Hive Social
- Website type: Social networking service
- Available in: Multilingual
- Founded: June 5, 2019; 7 years ago
- Area served: Worldwide
- Owner: Hive
- Founder: Kassandra Pop
- CEO: Kassandra Pop
- Website: www.hivesocial.app
- Registration: Required
- Users: 1 million
- Launched: October 2019; 6 years ago
- Current status: Active
- Native clients on: Android; iOS;

= Hive Social =

Social App

Hive Social is a microblogging service and mobile app.
It was developed by Raluca Pop, also known as Kassandra Pop, with the help of a freelance developer.

The first version launched on the Apple App Store in October 2019. A beta version for Android was released via the Google Play store on November 10, 2022. The app has been described as a hybrid between Twitter, Instagram and Tumblr, with text, image and video posts supported. Hive is rated for ages 17+ and explicit images are permitted, including sexual intercourse, genitalia and nude close-ups. Hive features a chronological timeline with no personalisation algorithms, while profiles offer a MySpace-like song playing feature.

The app received news coverage during the acquisition of Twitter by Elon Musk in November 2022.
As of November 2022, the app reached number one on the top free social apps on the App Store and has over one million user accounts, despite email verification limits being reached. This spike in growth may be attributed to those who were leaving Twitter due to the controversy that ensued following Elon Musk's purchase of Twitter on October 27, 2022.

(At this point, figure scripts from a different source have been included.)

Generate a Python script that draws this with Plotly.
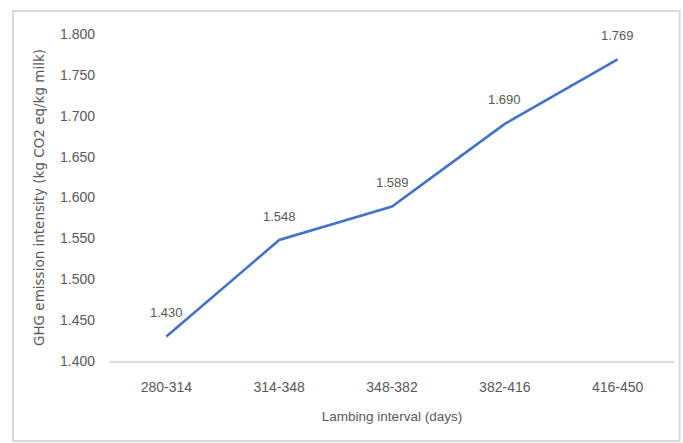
import plotly.graph_objects as go

# Lambing interval classes and GHG emission intensity per class
intervals = ["280-314", "314-348", "348-382", "382-416", "416-450"]
intensity = [1.430, 1.548, 1.589, 1.690, 1.769]
y_ticks = [1.400, 1.450, 1.500, 1.550, 1.600, 1.650, 1.700, 1.750, 1.800]

TEXT = "#595959"
FONT = "Liberation Sans"

fig = go.Figure()
fig.add_trace(go.Scatter(
    x=intervals, y=intensity, mode="lines",
    line=dict(color="#4472C4", width=2.6),
    hoverinfo="skip", showlegend=False,
))

# value labels above each point
for cat, val in zip(intervals, intensity):
    fig.add_annotation(x=cat, y=val, text=f"{val:.3f}", showarrow=False,
                       yshift=24, font=dict(family=FONT, size=13, color=TEXT))

# light outer frame around the chart
fig.add_shape(type="rect", xref="paper", yref="paper",
              x0=-0.172, x1=1.010, y0=-0.245, y1=1.070,
              line=dict(color="#d9d9d9", width=2), layer="below")

fig.update_layout(
    width=683, height=443,
    margin=dict(l=110, r=9, t=34, b=82),
    paper_bgcolor="white", plot_bgcolor="white",
    font=dict(family=FONT, color=TEXT),
    xaxis=dict(
        type="category", range=[-0.5, 4.5],
        showgrid=False, showline=True, linecolor="#d9d9d9", linewidth=1.5,
        ticks="", ticklabelstandoff=12,
        tickfont=dict(family=FONT, size=14, color=TEXT),
        title=dict(text="Lambing interval (days)", standoff=18,
                   font=dict(family=FONT, size=13.5, color=TEXT)),
        zeroline=False,
    ),
    yaxis=dict(
        range=[1.400, 1.800], tickvals=y_ticks,
        ticktext=[f"{v:.3f}" for v in y_ticks],
        showgrid=False, showline=False, zeroline=False,
        ticks="", ticklabelstandoff=14,
        tickfont=dict(family=FONT, size=14, color=TEXT),
        title=dict(text="GHG emission intensity (kg CO2 eq/kg milk)", standoff=12,
                   font=dict(family="DejaVu Sans", size=13.5, color=TEXT)),
    ),
)

fig.write_html("out.html")
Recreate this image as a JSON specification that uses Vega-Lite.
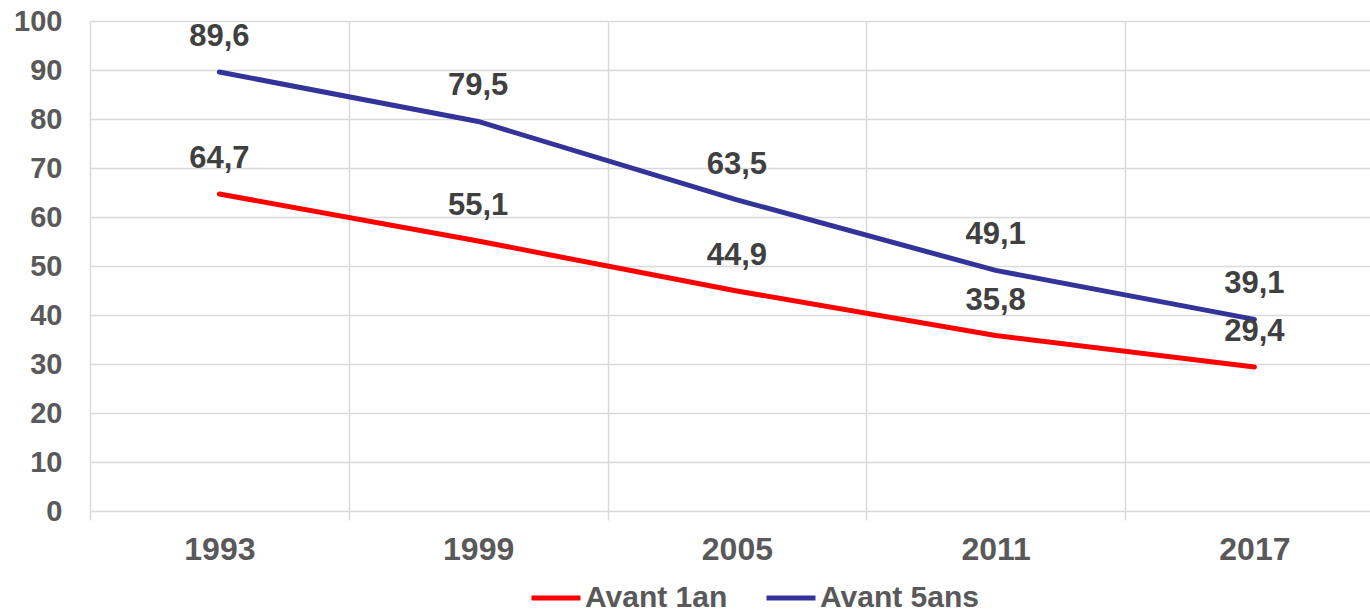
{
  "$schema": "https://vega.github.io/schema/vega-lite/v6.json",
  "width": 1280,
  "height": 490,
  "autosize": "none",
  "padding": {"left": 90, "top": 21, "right": 0, "bottom": 105},
  "background": "white",
  "config": {
    "locale": {"number": {"decimal": ",", "thousands": " ", "grouping": [3], "currency": ["", " €"]}},
    "view": {"stroke": null},
    "font": "Liberation Sans"
  },
  "data": {
    "values": [
      {"annee": 1993, "serie": "Avant 1an", "valeur": 64.7},
      {"annee": 1999, "serie": "Avant 1an", "valeur": 55.1},
      {"annee": 2005, "serie": "Avant 1an", "valeur": 44.9},
      {"annee": 2011, "serie": "Avant 1an", "valeur": 35.8},
      {"annee": 2017, "serie": "Avant 1an", "valeur": 29.4},
      {"annee": 1993, "serie": "Avant 5ans", "valeur": 89.6},
      {"annee": 1999, "serie": "Avant 5ans", "valeur": 79.5},
      {"annee": 2005, "serie": "Avant 5ans", "valeur": 63.5},
      {"annee": 2011, "serie": "Avant 5ans", "valeur": 49.1},
      {"annee": 2017, "serie": "Avant 5ans", "valeur": 39.1}
    ]
  },
  "encoding": {
    "x": {
      "field": "annee",
      "type": "quantitative",
      "scale": {"domain": [1990, 2019.68], "nice": false, "zero": false},
      "axis": {
        "title": null,
        "values": [1990, 1993, 1996, 1999, 2002, 2005, 2008, 2011, 2014, 2017],
        "labelExpr": "(datum.value - 1993) % 6 == 0 ? '' + datum.value : ''",
        "labelFlush": false,
        "labelOverlap": false,
        "labelBound": false,
        "domain": false,
        "grid": true,
        "gridColor": "#D9D9D9",
        "gridWidth": 1.5,
        "gridOpacity": {"condition": {"test": "(datum.value - 1990) % 6 == 0", "value": 1}, "value": 0},
        "ticks": true,
        "tickSize": 9,
        "tickColor": "#D9D9D9",
        "tickWidth": 1.5,
        "tickOpacity": {"condition": {"test": "(datum.value - 1990) % 6 == 0", "value": 1}, "value": 0},
        "labelFontSize": 32,
        "labelFontWeight": "bold",
        "labelColor": "#595959",
        "labelPadding": 14
      }
    },
    "y": {
      "field": "valeur",
      "type": "quantitative",
      "scale": {"domain": [0, 100], "nice": false},
      "axis": {
        "title": null,
        "values": [0, 10, 20, 30, 40, 50, 60, 70, 80, 90, 100],
        "domain": false,
        "ticks": false,
        "grid": true,
        "gridColor": "#D9D9D9",
        "gridWidth": 1.5,
        "labelFontSize": 29,
        "labelFontWeight": "bold",
        "labelColor": "#595959",
        "labelPadding": 28
      }
    }
  },
  "layer": [
    {
      "mark": {"type": "line", "strokeWidth": 5, "strokeCap": "round", "strokeJoin": "round"},
      "encoding": {
        "color": {
          "field": "serie",
          "type": "nominal",
          "scale": {"domain": ["Avant 1an", "Avant 5ans"], "range": ["#FF0000", "#333399"]},
          "legend": {
            "title": null,
            "orient": "none",
            "direction": "horizontal",
            "legendX": 439,
            "legendY": 550,
            "symbolType": "stroke",
            "symbolSize": 2401,
            "symbolStrokeWidth": 5,
            "labelOffset": 2,
            "columnPadding": 28,
            "labelFontSize": 30,
            "labelFontWeight": "bold",
            "labelColor": "#595959",
            "labelLimit": 0
          }
        }
      }
    },
    {
      "mark": {"type": "text", "dy": -35, "fontSize": 31, "fontWeight": "bold", "color": "#404040", "baseline": "middle"},
      "encoding": {
        "text": {"field": "valeur", "type": "quantitative", "format": ".1f"},
        "detail": {"field": "serie"}
      }
    }
  ]
}
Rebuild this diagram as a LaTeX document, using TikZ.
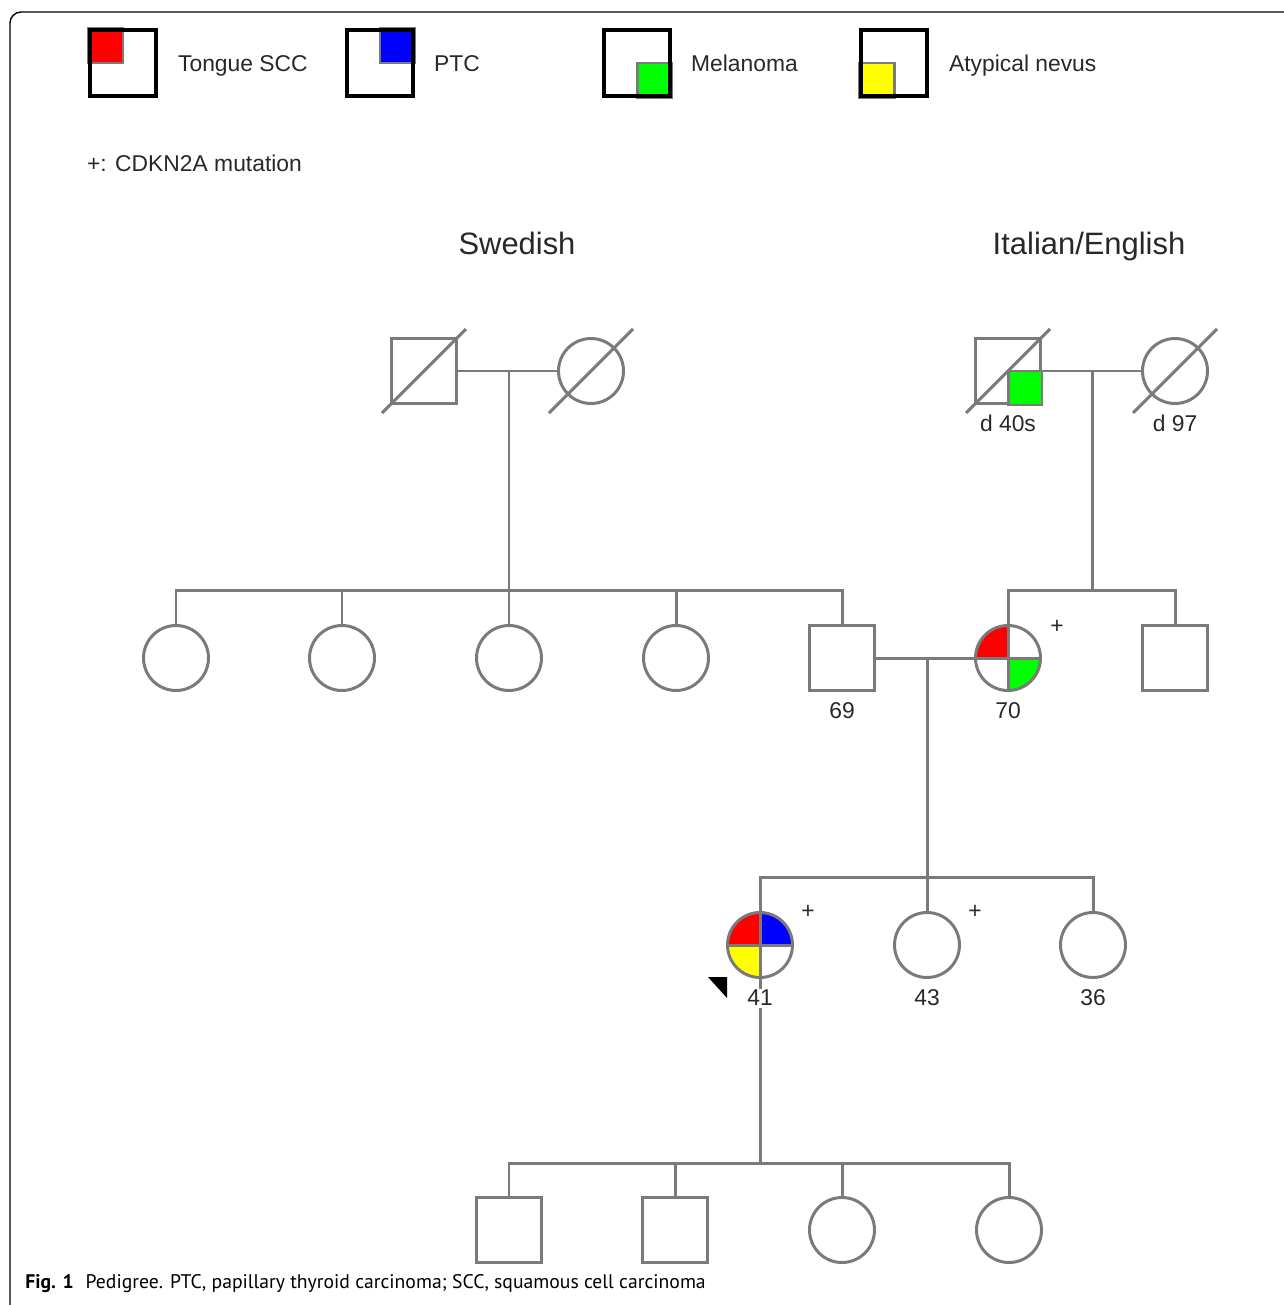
\documentclass[tikz,border=0pt]{standalone}
\usepackage{fontspec}
\setmainfont{Liberation Sans}
\newfontfamily\capfont{PT Sans}
\usetikzlibrary{backgrounds}

\definecolor{pedgray}{RGB}{122,122,122}
\definecolor{inkgray}{RGB}{40,40,40}
\definecolor{affgreen}{RGB}{0,255,0}
\definecolor{affyellow}{RGB}{255,255,0}

\tikzset{
  line/.style={draw=pedgray, line width=1.7pt},
  male/.style={rectangle, line, minimum size=1.3cm, inner sep=0pt},
  female/.style={circle, line, minimum size=1.3cm, inner sep=0pt},
  keybox/.style={rectangle, draw=black, line width=2pt, minimum size=1.32cm, inner sep=0pt},
  lbl/.style={text=inkgray, font=\fontsize{13}{15}\selectfont, inner sep=1pt},
  age/.style={lbl, anchor=base, yshift=-0.54cm},
  big/.style={text=inkgray, font=\fontsize{17.6}{20}\selectfont, anchor=base},
}

% quarter of a circle symbol: node, colour, far corner
\newcommand{\affq}[3]{%
  \begin{scope}
    \clip (#1.center) circle[radius=0.65cm];
    \fill[#2] (#1.center) rectangle +#3;
  \end{scope}}

\begin{document}
\begin{tikzpicture}[x=0.02cm, y=-0.02cm]
\useasboundingbox (0,0) rectangle (1284,1305);
\draw[black, line width=0.8pt, rounded corners=0.22cm] (1300,12) -- (10,12) -- (10,1320);

% Legend
\path
(123,63) node[keybox] (lg1) {}
(380,63) node[keybox] (lg2) {}
(637,63) node[keybox] (lg3) {}
(894,63) node[keybox] (lg4) {}
(176,71) node[lbl, anchor=base west] (lt1) {Tongue SCC}
(432,71) node[lbl, anchor=base west] (lt2) {PTC}
(689,71) node[lbl, anchor=base west] (lt3) {Melanoma}
(947,71) node[lbl, anchor=base west] (lt4) {Atypical nevus}
(85,171) node[lbl, anchor=base west] (plus) {+: CDKN2A mutation}
;
\begin{scope}[on background layer]
\filldraw[line, fill=red] (lg1.north west) rectangle (lg1.center);
\filldraw[line, fill=blue] (lg2.north east) rectangle (lg2.center);
\filldraw[line, fill=affgreen] (lg3.south east) rectangle (lg3.center);
\filldraw[line, fill=affyellow] (lg4.south west) rectangle (lg4.center);
\end{scope}

\path
(517,254) node[big] (swe) {Swedish}
(1089,254) node[big] (ita) {Italian/English}
;

% Generation I
\path
(424,371) node[male] (sw1) {}
(591,371) node[female] (sw2) {}
(1008,371) node[male] (it1) {}
(1175,371) node[female] (it2) {}
(it1.south) node[age] (d40) {d 40s}
(it2.south) node[age] (d97) {d 97}
;
\filldraw[line, fill=affgreen] (it1.south east) rectangle (it1.center);
\draw[line]
(sw1.center) +(-42,42) -- +(42,-42)
(sw2.center) +(-42,42) -- +(42,-42)
(it1.center) +(-42,42) -- +(42,-42)
(it2.center) +(-42,42) -- +(42,-42)
;

% Generation II
\path
(176,658) node[female] (s1) {}
(342,658) node[female] (s2) {}
(509,658) node[female] (s3) {}
(676,658) node[female] (s4) {}
(842,658) node[male] (f69) {}
(1008,658) node[female] (m70) {}
(1175,658) node[male] (u1) {}
;
\begin{scope}[on background layer]
\affq{m70}{red}{(-40,-40)}
\affq{m70}{affgreen}{(40,40)}
\end{scope}
\draw[line] (m70.north) -- (m70.south) (m70.west) -- (m70.east);

% Generation III
\path
(760,945) node[female] (c41) {}
(927,945) node[female] (c43) {}
(1093,945) node[female] (c36) {}
;
\begin{scope}[on background layer]
\affq{c41}{red}{(-40,-40)}
\affq{c41}{blue}{(40,-40)}
\affq{c41}{affyellow}{(-40,40)}
\end{scope}
\draw[line] (c41.north) -- (c41.south) (c41.west) -- (c41.east);
\fill[black] (c41.center) +(-52,32) -- +(-33,32) -- +(-33,53) -- cycle;

% Generation IV
\path
(509,1230) node[male] (k1) {}
(675,1230) node[male] (k2) {}
(842,1230) node[female] (k3) {}
(1009,1230) node[female] (k4) {}
;

% Lines of descent
\coordinate (swm) at (509,371);
\coordinate (swsib) at (509,590);
\coordinate (itm) at (1092,371);
\coordinate (itsib) at (1092,590);
\coordinate (pm) at (927,658);
\coordinate (psib) at (927,877);
\coordinate (gsib) at (760,1163);

\draw[line]
(sw1.east) -- (sw2.west)
(it1.east) -- (it2.west)
(swm) -- (swsib)
(itm) -- (itsib)
(s1.north) |- (swsib) -| (f69.north)
(s2.north) -- (s2.north |- swsib)
(s3.north) -- (s3.north |- swsib)
(s4.north) -- (s4.north |- swsib)
(m70.north) |- (itsib) -| (u1.north)
(f69.east) -- (m70.west)
(pm) -- (psib)
(c41.north) |- (psib) -| (c36.north)
(c43.north) -- (psib)
(c41.south) -- (gsib)
(k1.north) |- (gsib) -| (k4.north)
(k2.north) -- (k2.north |- gsib)
(k3.north) -- (k3.north |- gsib)
;

% Ages and carriers
\path
(f69.south) node[age] (a69) {69}
(m70.south) node[age] (a70) {70}
(c41.south) node[age, fill=white] (a41) {41}
(c43.south) node[age] (a43) {43}
(c36.south) node[age] (a36) {36}
(1057,627) node[lbl] (p70) {+}
(808,912) node[lbl] (p41) {+}
(975,912) node[lbl] (p43) {+}
;

% Caption
\node[anchor=west, inner sep=0pt, font=\capfont\fontsize{11.2}{13}\selectfont] (cap) at (25,1284)
{\textbf{Fig. 1}\hspace{0.6em}Pedigree. PTC, papillary thyroid carcinoma; SCC, squamous cell carcinoma};
\end{tikzpicture}
\end{document}
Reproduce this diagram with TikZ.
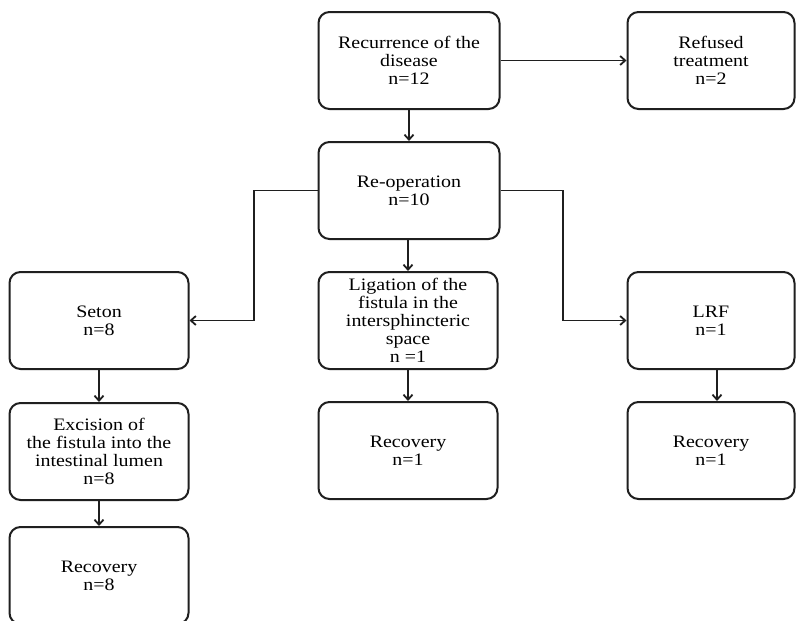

On 30 November 2022, "zerforschung", a German hacker collective, published information about severe security issues with Hive Social, among them the possibility to access all personal data, including private posts, private messages, shared media and even deleted direct messages. This also included private email addresses and phone numbers entered during login. Attackers could also overwrite data such as posts owned by other users. In response to the publication of the security report, Hive abruptly shut down their service to attempt to address the vulnerabilities. As of December 15, 2022, Hive's servers were back online and the platform returned online. The app also left beta on Android devices and saw a full release on the Google Play Store. Some features were disabled in the 2.0.0 update after the shutdown, such as direct messages, music, and polls.